How to Revive Your Nursing Home’s AED Policy and Avoid A Worst-Case Scenario


In an ideal world, every staff member in a nursing home would be an expert in using an AED (Automated External Defibrillators). But, as we all know, things aren't always how we would like them to be.

Although AEDs are designed to be simple to use - even by those who are not trained - there are extra risks involved when using one on a vulnerable or sick person.

In the USA, someone dies of a cardiac arrest almost every two minutes. Defibrillating a victim of an SCA (Sudden Cardiac Arrest) within 3-5 minutes can boost chances of survival from 6% to 74%!

Therefore, it’s best you keep your AED policy and staff members up to date. With a well developed and implemented AED policy, anyone who works in your nursing home will be better prepared to save a life and save a family from suffering a terrible tragedy.

So, here’s a quick checklist of points you should cover in your AED policy, as recommended by the American Heart Association.

Cover the legal aspects

Make sure your policy covers the legal aspects and that your staff understands them too. Many organizations across America are concerned about their liability for getting and using AEDs, which may also make your staff hesitant in using one.

All 50 states and the District of Columbia now include using an AED as part of their Good Samaritan laws. Under the Cardiac Arrest Survival Act of 2000 persons using the AED and the purchaser of the AED device have limited immunity.

The act also encourages the placement of AEDs in federal buildings and ensures federal liability protection for those who acquire or use an AED to help save a life.

Therefore, you and your staff should not be in fear of using an AED, but in fact, feel empowered to save a life.

Guarantee easy access to AEDs

When an SCA strikes, timing is crucial. You only have 3-5 minutes to save a life.

This is why everyone should know where to find an AED immediately, wherever they are. They should be in places that are easy to access in a rush.

Don’t keep your AEDs a secret. Depending on the size of your nursing home, you may need several devices in several locations. Remember an SCA can happen anywhere, any moment, and without warning.

Develop a maintenance and support routine

Like you would with other facilities, it’s important to do regular inspections of your AEDs to ensure they are in working order. You can talk with your AED supplier about this, they can advise on updates or upgrades needed.

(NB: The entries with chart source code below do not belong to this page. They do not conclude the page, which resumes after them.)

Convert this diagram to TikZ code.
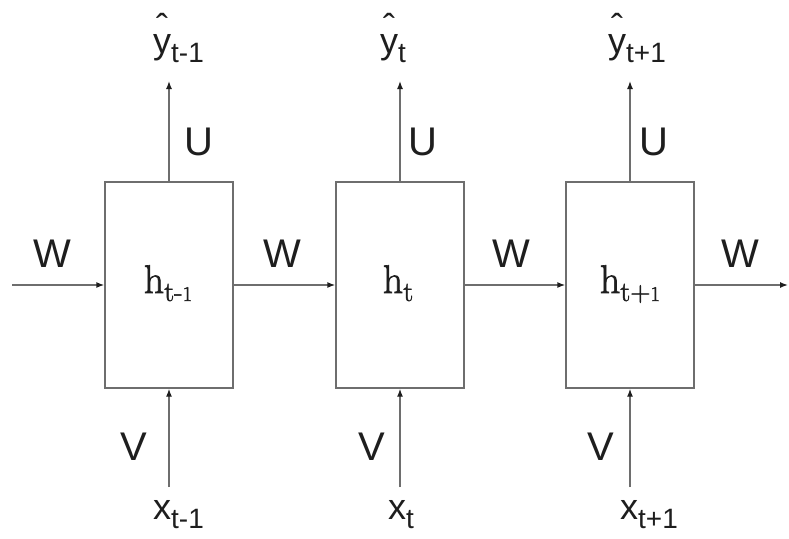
\documentclass[tikz,border=0pt]{standalone}
\usepackage{fontspec}
\newfontfamily\labfont{Liberation Sans}
\newfontfamily\hfont[FakeBold=1.6]{Latin Modern Roman}
\usetikzlibrary{arrows.meta}
\definecolor{linegray}{HTML}{6E6E6E}
\definecolor{ink}{HTML}{1E1E1E}
\newcommand\osone{{\fontsize{21}{21}\selectfont 1}}
\newcommand\hatY{\ooalign{y\cr\hidewidth\raisebox{14pt}{\char"02C6}\hidewidth\cr}}
\newcommand\lsub[1]{\raisebox{-9pt}{\fontsize{28}{28}\selectfont #1}}
\newcommand\hsub[1]{\raisebox{-8pt}{\fontsize{28}{28}\selectfont #1}}
\begin{document}
\begin{tikzpicture}[x=1pt,y=-1pt,
  cell/.style={draw=linegray, line width=1.4pt, minimum width=128pt, minimum height=206pt, inner sep=0pt},
  conn/.style={draw=linegray, line width=1.4pt, -{Latex[length=8pt,width=6pt,fill=ink,color=ink]}},
  wlab/.style={font=\labfont\fontsize{40}{40}\selectfont, text=ink, inner sep=0pt, anchor=base},
  iolab/.style={font=\labfont\fontsize{36}{36}\selectfont, text=ink, inner sep=0pt, anchor=base west},
  hlab/.style={font=\hfont\fontsize{40}{40}\selectfont, text=ink, inner sep=0pt, anchor=base}]
\useasboundingbox (0,0) rectangle (789,538);
\fill[white] (0,0) rectangle (789,538);

% cells
\node[cell] (b1) at (169,285) {};
\node[cell] (b2) at (400,285) {};
\node[cell] (b3) at (630,285) {};

% hidden-state labels
\node[hlab] (h1) at (168,293) {h\hsub{t-\osone}};
\node[hlab] (h2) at (398,293) {h\hsub{t}};
\node[hlab] (h3) at (630,293) {h\hsub{t+\osone}};

% free ends
\coordinate (in0) at (12,285);
\coordinate (out3) at (788,285);
\coordinate (y1e) at (169,81);
\coordinate (y2e) at (400,81);
\coordinate (y3e) at (630,81);
\coordinate (x1s) at (169,487);
\coordinate (x2s) at (400,487);
\coordinate (x3s) at (630,487);

% horizontal connectors
\draw[conn] (in0) -- (b1.west);
\draw[conn] (b1.east) -- (b2.west);
\draw[conn] (b2.east) -- (b3.west);
\draw[conn] (b3.east) -- (out3);

% vertical connectors
\draw[conn] (b1.north) -- (y1e);
\draw[conn] (b2.north) -- (y2e);
\draw[conn] (b3.north) -- (y3e);
\draw[conn] (x1s) -- (b1.south);
\draw[conn] (x2s) -- (b2.south);
\draw[conn] (x3s) -- (b3.south);

% weight labels
\node[wlab] (w0) at (52,267) {W};
\node[wlab] (w1) at (282,267) {W};
\node[wlab] (w2) at (511,267) {W};
\node[wlab] (w3) at (740,267) {W};
\node[wlab] (u1) at (199,155) {U};
\node[wlab] (u2) at (423,155) {U};
\node[wlab] (u3) at (654,155) {U};
\node[wlab] (v1) at (134,460) {V};
\node[wlab] (v2) at (372,460) {V};
\node[wlab] (v3) at (601,460) {V};

% outputs
\node[iolab] (o1) at (153,53) {\hatY\lsub{t-1}};
\node[iolab] (o2) at (380,53) {\hatY\lsub{t}};
\node[iolab] (o3) at (608,53) {\hatY\lsub{t+1}};

% inputs
\node[iolab] (i1) at (153,519) {x\lsub{t-1}};
\node[iolab] (i2) at (388,519) {x\lsub{t}};
\node[iolab] (i3) at (620,519) {x\lsub{t+1}};
\end{tikzpicture}
\end{document}
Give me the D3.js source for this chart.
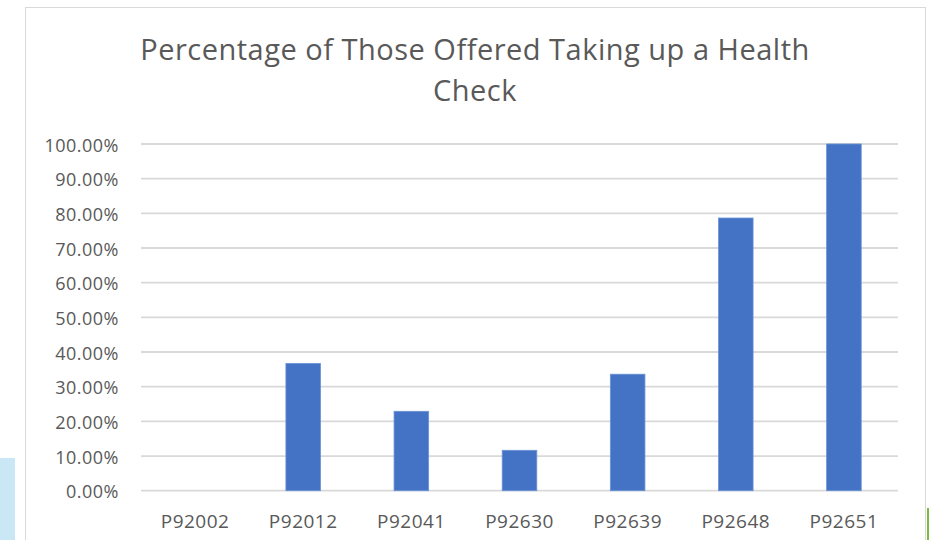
<!DOCTYPE html>
<html>
<head>
<meta charset="utf-8">
<script src="https://cdn.jsdelivr.net/npm/d3@7"></script>
<style>
  html, body { margin: 0; padding: 0; background: #ffffff; }
  svg { display: block; }
</style>
</head>
<body>
<svg id="chart" width="929" height="540"></svg>
<script>
// Practice codes and uptake share (fraction of those offered)
const practices = ["P92002", "P92012", "P92041", "P92630", "P92639", "P92648", "P92651"];
const uptake = [0.0, 0.367, 0.229, 0.1165, 0.336, 0.7865, 1.0];
const yTicks = [0, 0.1, 0.2, 0.3, 0.4, 0.5, 0.6, 0.7, 0.8, 0.9, 1.0];
const titleLines = ["Percentage of Those Offered Taking up a Health", "Check"];

const svg = d3.select("#chart");
const FONT = "'Open Sans', 'Noto Sans', sans-serif";

// decorative edges of the surrounding page
svg.append("rect").attr("x", 0).attr("y", 458).attr("width", 15).attr("height", 82).attr("fill", "#c9e7f4");
svg.append("rect").attr("x", 927).attr("y", 508).attr("width", 2).attr("height", 32).attr("fill", "#7dbb3c");

// chart frame
svg.append("rect")
  .attr("x", 25.5).attr("y", 7.5)
  .attr("width", 900).attr("height", 540)
  .attr("fill", "#ffffff").attr("stroke", "#d9d9d9").attr("stroke-width", 1);

const plot = { left: 141, right: 898, top: 144, bottom: 490.7 };

const x = d3.scaleBand().domain(practices).range([plot.left, plot.right]).padding(0);
const y = d3.scaleLinear().domain([0, 1]).range([plot.bottom, plot.top]);

// gridlines
svg.append("g")
  .selectAll("line")
  .data(yTicks)
  .join("line")
  .attr("x1", plot.left).attr("x2", plot.right)
  .attr("y1", d => y(d)).attr("y2", d => y(d))
  .attr("stroke", "#d9d9d9").attr("stroke-width", 1.8);

// y axis labels
const yAxis = d3.axisLeft(y).tickValues(yTicks).tickFormat(d3.format(".2%")).tickSize(0).tickPadding(0);
const gy = svg.append("g").attr("transform", "translate(119,1.5)").call(yAxis);
gy.select(".domain").remove();
gy.selectAll("text")
  .attr("fill", "#595959")
  .style("font-family", FONT)
  .style("font-size", "18px")
  .style("letter-spacing", "0.5px");

// bars
const barW = x.bandwidth() * 0.32;
svg.append("g")
  .selectAll("rect")
  .data(practices.map((p, i) => ({ p, v: uptake[i] })))
  .join("rect")
  .attr("x", d => x(d.p) + (x.bandwidth() - barW) / 2)
  .attr("width", barW)
  .attr("y", d => y(d.v))
  .attr("height", d => y(0) - y(d.v))
  .attr("fill", "#4472c4")
  .attr("stroke", d => d.v > 0 ? "#6b93d6" : "none")
  .attr("stroke-width", 0.8);

// x axis labels
const xAxis = d3.axisBottom(x).tickSize(0).tickPadding(0);
const gx = svg.append("g").attr("transform", "translate(0,514)").call(xAxis);
gx.select(".domain").remove();
gx.selectAll("text")
  .attr("fill", "#595959")
  .style("font-family", FONT)
  .style("font-size", "19px")
  .style("letter-spacing", "0.5px");

// title
svg.append("g")
  .selectAll("text")
  .data(titleLines)
  .join("text")
  .attr("x", 475)
  .attr("y", (d, i) => 60 + i * 41)
  .attr("text-anchor", "middle")
  .attr("fill", "#595959")
  .style("font-family", FONT)
  .style("font-size", "29px")
  .style("letter-spacing", "0.5px")
  .text(d => d);
</script>
</body>
</html>
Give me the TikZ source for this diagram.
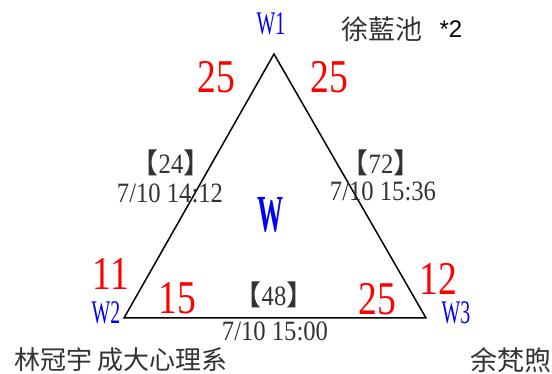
\documentclass[tikz,border=0pt]{standalone}
\usepackage{fontspec}
\setmainfont{Liberation Serif}
\newfontfamily\cjk{Noto Sans CJK TC}
\newfontfamily\narrow[FakeStretch=0.8]{Liberation Serif}
\newfontfamily\mednarrow[FakeStretch=0.88]{Liberation Serif}
\newfontfamily\wnarrow[FakeStretch=0.6]{Liberation Serif}
\newfontfamily\wbold[FakeStretch=0.5]{Liberation Serif Bold}
\newfontfamily\sans{Liberation Sans}
\begin{document}
\begin{tikzpicture}[x=1pt,y=-1pt,
  redn/.style={text=red, font=\narrow\fontsize{47}{47}\selectfont, inner sep=0pt},
  wlab/.style={text=blue, font=\wnarrow\fontsize{33}{33}\selectfont, inner sep=0pt},
  small/.style={text=black!80, font=\mednarrow\fontsize{28}{28}\selectfont, inner sep=0pt},
  cn/.style={text=black!80, font=\cjk\fontsize{26}{26}\selectfont, inner sep=0pt},
  edge/.style={draw=black, line width=1.5pt, line join=miter}]
\useasboundingbox (0,0) rectangle (552,374);
\coordinate (A) at (274,54);
\coordinate (B) at (124,318);
\coordinate (C) at (426,318);
\draw[edge] (A) -- (B) -- (C) -- cycle;
% vertex labels
\node[wlab] (w1) at (271,24) {W1};
\node[wlab] (w2) at (106,313) {W2};
\node[wlab] (w3) at (456,313) {W3};
\node[text=blue, font=\wbold\fontsize{52}{52}\selectfont, inner sep=0pt] (w) at (270,215) {W};
% red numbers
\node[redn] (r1) at (216,77) {25};
\node[redn] (r2) at (329,77) {25};
\node[redn] (r3) at (111,274) {11};
\node[redn] (r4) at (177,298) {15};
\node[redn] (r5) at (377,299) {25};
\node[redn] (r6) at (438,279) {12};
% edge labels
\node[small] (b1) at (171,163) {{\cjk 【}24{\cjk 】}};
\node[small] (t1) at (170,193) {7/10 14:12};
\node[small] (b2) at (381,163) {{\cjk 【}72{\cjk 】}};
\node[small] (t2) at (383,191) {7/10 15:36};
\node[small] (b3) at (274,295) {{\cjk 【}48{\cjk 】}};
\node[small] (t3) at (275,331) {7/10 15:00};
% names
\node[cn, font=\cjk\fontsize{27}{27}\selectfont] (n1) at (382,29) {徐藍池};
\node[text=black, font=\sans\fontsize{24}{24}\selectfont, inner sep=0pt] (s2) at (451,29) {*2};
\node[cn] (n2) at (121,360) {林冠宇 成大心理系};
\node[cn, font=\cjk\fontsize{27}{27}\selectfont] (n3) at (511,360) {余梵煦};
\end{tikzpicture}
\end{document}
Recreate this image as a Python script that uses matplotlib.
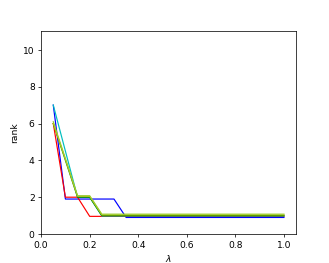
import matplotlib
matplotlib.use("Agg")
import matplotlib.pyplot as plt
import numpy as np

lam = [0.05, 0.1, 0.15, 0.2, 0.25, 0.3, 0.35, 0.4, 0.45, 0.5, 0.55, 0.6, 0.65, 0.7, 0.75, 0.8, 0.85, 0.9, 0.95, 1.0]
rank_blue   = [7, 1.9, 1.9, 1.9, 1.9, 1.9, 0.9, 0.9, 0.9, 0.9, 0.9, 0.9, 0.9, 0.9, 0.9, 0.9, 0.9, 0.9, 0.9, 0.9]
rank_red    = [6, 2.0, 2.0, 0.96, 0.96, 0.96, 0.96, 0.96, 0.96, 0.96, 0.96, 0.96, 0.96, 0.96, 0.96, 0.96, 0.96, 0.96, 0.96, 0.96]
rank_cyan   = [7, 4.5, 2.0, 2.0, 0.98, 0.98, 0.98, 0.98, 0.98, 0.98, 0.98, 0.98, 0.98, 0.98, 0.98, 0.98, 0.98, 0.98, 0.98, 0.98]
rank_green  = [6, 4.0, 2.0, 2.0, 1.0, 1.0, 1.0, 1.0, 1.0, 1.0, 1.0, 1.0, 1.0, 1.0, 1.0, 1.0, 1.0, 1.0, 1.0, 1.0]
rank_yellow = [6, 4.05, 2.05, 2.05, 1.04, 1.04, 1.04, 1.04, 1.04, 1.04, 1.04, 1.04, 1.04, 1.04, 1.04, 1.04, 1.04, 1.04, 1.04, 1.04]
rank_lime   = [6.1, 4.1, 2.08, 2.08, 1.08, 1.08, 1.08, 1.08, 1.08, 1.08, 1.08, 1.08, 1.08, 1.08, 1.08, 1.08, 1.08, 1.08, 1.08, 1.08]

series = [(rank_blue, 'b'), (rank_red, 'r'), (rank_cyan, 'c'),
          (rank_green, 'g'), (rank_yellow, 'y'), (rank_lime, 'yellowgreen')]

fig = plt.figure(figsize=(5, 4), dpi=65.8)
ax = fig.add_subplot(111)
for vals, col in series:
    ax.plot(lam, vals, color=col, linewidth=1.3)
ax.set_xlim(0, 1.05)
ax.set_ylim(0, 11)
ax.set_xticks([0.0, 0.2, 0.4, 0.6, 0.8, 1.0])
ax.set_yticks([0, 2, 4, 6, 8, 10])
ax.set_xlabel(r'$\lambda$')
ax.set_ylabel('rank')
fig.savefig('out.png', dpi=65.8)
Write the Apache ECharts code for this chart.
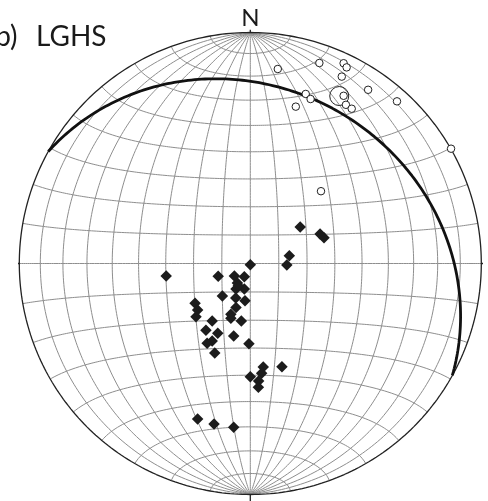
<!DOCTYPE html>
<html>
<head>
<meta charset="utf-8">
<script src="https://cdn.jsdelivr.net/npm/echarts@6/dist/echarts.min.js"></script>
<style>html,body{margin:0;padding:0;background:#fff;}#c{width:488px;height:501px;}</style>
</head>
<body>
<div id="c"></div>
<script>
// Net coordinates (equal-area, lower hemisphere), unit radius, x = East, y = North
const openCircles = [
  [0.119,0.842],[0.299,0.868],[0.404,0.867],[0.417,0.849],[0.396,0.809],
  [0.510,0.752],[0.240,0.734],[0.261,0.712],[0.197,0.679],[0.404,0.726],
  [0.414,0.687],[0.439,0.670],[0.635,0.702],[0.869,0.497],[0.306,0.313]
];
const meanCircle = [[0.385,0.725]];
const diamonds = [
  [0.216,0.158],[0.302,0.128],[0.319,0.112],[0.169,0.034],[0.158,-0.006],
  [0.000,-0.005],[-0.364,-0.054],[-0.139,-0.055],[-0.069,-0.054],[-0.026,-0.057],
  [-0.056,-0.084],[-0.026,-0.110],[-0.062,-0.110],[-0.121,-0.141],[-0.063,-0.149],
  [-0.023,-0.161],[-0.239,-0.172],[-0.062,-0.191],[-0.228,-0.201],[-0.235,-0.230],
  [-0.084,-0.220],[-0.084,-0.237],[-0.039,-0.249],[-0.165,-0.249],[-0.192,-0.289],
  [-0.141,-0.302],[-0.072,-0.314],[-0.165,-0.335],[-0.187,-0.345],[-0.006,-0.347],
  [-0.154,-0.387],[0.137,-0.447],[0.056,-0.448],[0.049,-0.475],[0.000,-0.490],
  [0.036,-0.509],[0.035,-0.536],[-0.228,-0.673],[-0.157,-0.695],[-0.072,-0.709],
  [-0.052,-0.096]
];
// Plane drawn as great circle: dip direction, dip (degrees)
const planeDipDir = 29;
const planeDip = 25;
const netStep = 10;
const titlePrefix = 'b)';
const titleName = 'LGHS';
const northLabel = 'N';

const D = Math.PI/180;
function projVec(x,y,z){ if(z>0){x=-x;y=-y;z=-z;} const k=1/Math.sqrt(1-z); return [x*k,y*k]; }
function greatCircle(dd, dip){
  const st=(dd-90)*D, s=[Math.sin(st),Math.cos(st),0];
  const d=[Math.sin(dd*D)*Math.cos(dip*D),Math.cos(dd*D)*Math.cos(dip*D),-Math.sin(dip*D)];
  const pts=[];
  for(let i=0;i<=180;i++){const t=i*D;const c=Math.cos(t),sn=Math.sin(t);
    pts.push(projVec(c*s[0]+sn*d[0],c*s[1]+sn*d[1],c*s[2]+sn*d[2]));}
  return pts;
}
function smallCircle(a){
  const pts=[];
  for(let i=0;i<=180;i++){const t=i*D;
    pts.push(projVec(Math.sin(a*D)*Math.cos(t),Math.cos(a*D),-Math.sin(a*D)*Math.sin(t)));}
  return pts;
}
const netStyle={color:'#8e8e8e',width:1};
const series=[];
function addLine(data,style,z){
  series.push({type:'line',data:data,showSymbol:false,symbol:'none',silent:true,clip:false,
    lineStyle:style,z:z||1,animation:false});
}
for(let dip=netStep;dip<=90;dip+=netStep){
  addLine(greatCircle(90,dip),netStyle);
  if(dip<90) addLine(greatCircle(270,dip),netStyle);
}
for(let a=netStep;a<180;a+=netStep){ addLine(smallCircle(a),netStyle); }
// primitive
const prim=[];for(let i=0;i<=360;i++){prim.push([Math.cos(i*D),Math.sin(i*D)]);}
addLine(prim,{color:'#222',width:1.3},3);
// ticks
const tk={color:'#222',width:1.3};
addLine([[-1,0],[-1.017,0]],tk,3);
addLine([[1,0],[1.015,0]],tk,3);
addLine([[0,1],[0,1.012]],tk,3);
addLine([[0,-1],[0,-1.035]],tk,3);
// plane
addLine(greatCircle(planeDipDir,planeDip),{color:'#111',width:2.8},4);

series.push({type:'scatter',data:meanCircle,symbol:'circle',symbolSize:19,clip:false,silent:true,z:5,
  itemStyle:{color:'rgba(255,255,255,0)',borderColor:'#222',borderWidth:1,opacity:1}});
series.push({type:'scatter',data:openCircles,symbol:'circle',symbolSize:7.5,clip:false,silent:true,z:6,
  itemStyle:{color:'#fff',borderColor:'#222',borderWidth:1,opacity:1}});
series.push({type:'scatter',data:diamonds,symbol:'diamond',symbolSize:11.5,clip:false,silent:true,z:6,
  itemStyle:{color:'#1c1c1c',opacity:1}});

const chart=echarts.init(document.getElementById('c'),null,{renderer:'canvas'});
chart.setOption({
  backgroundColor:'#fff',
  animation:false,
  grid:{left:19.3,top:32.5,width:462,height:462},
  xAxis:{type:'value',min:-1,max:1,show:false},
  yAxis:{type:'value',min:-1,max:1,show:false},
  graphic:[
    {type:'text',x:17.5,y:37,style:{text:titlePrefix,fontFamily:'Lato',fontSize:28,fill:'#1a1a1a',align:'right',verticalAlign:'middle'}},
    {type:'text',x:36,y:37,style:{text:titleName,fontFamily:'Lato',fontSize:28,fill:'#1a1a1a',align:'left',verticalAlign:'middle'}},
    {type:'text',x:250.3,y:18.5,style:{text:northLabel,fontFamily:'Lato',fontSize:24,fill:'#1a1a1a',align:'center',verticalAlign:'middle'}}
  ],
  series:series
});
</script>
</body>
</html>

For peace of mind, you may want to arrange a support program so you can ensure your devices are maintained and will not let you down if ever an emergency arises.

You’ll probably want to make sure that technical support is available when needed. See how responsive the technical support number is. Is a representative available to help you right away? Are you on hold for a long time? Does your call go to voice mail? These are all worthy questions to ask.

Work with medical professionals

When implementing your AED program, you may require a physician’s prescription to purchase an AED. So, work closely with a trusted physician as they may be responsible for signing off on or making recommendations for any plans or policies involving an AED.

You should also work closely with your local Emergency Medical Services (EMS), as this is a requirement in most states. Your local EMS will need to be provided with follow-up data after the use of any AED.

These are, of course, only the fundamental points but will be really useful places to start implementing your AED policy.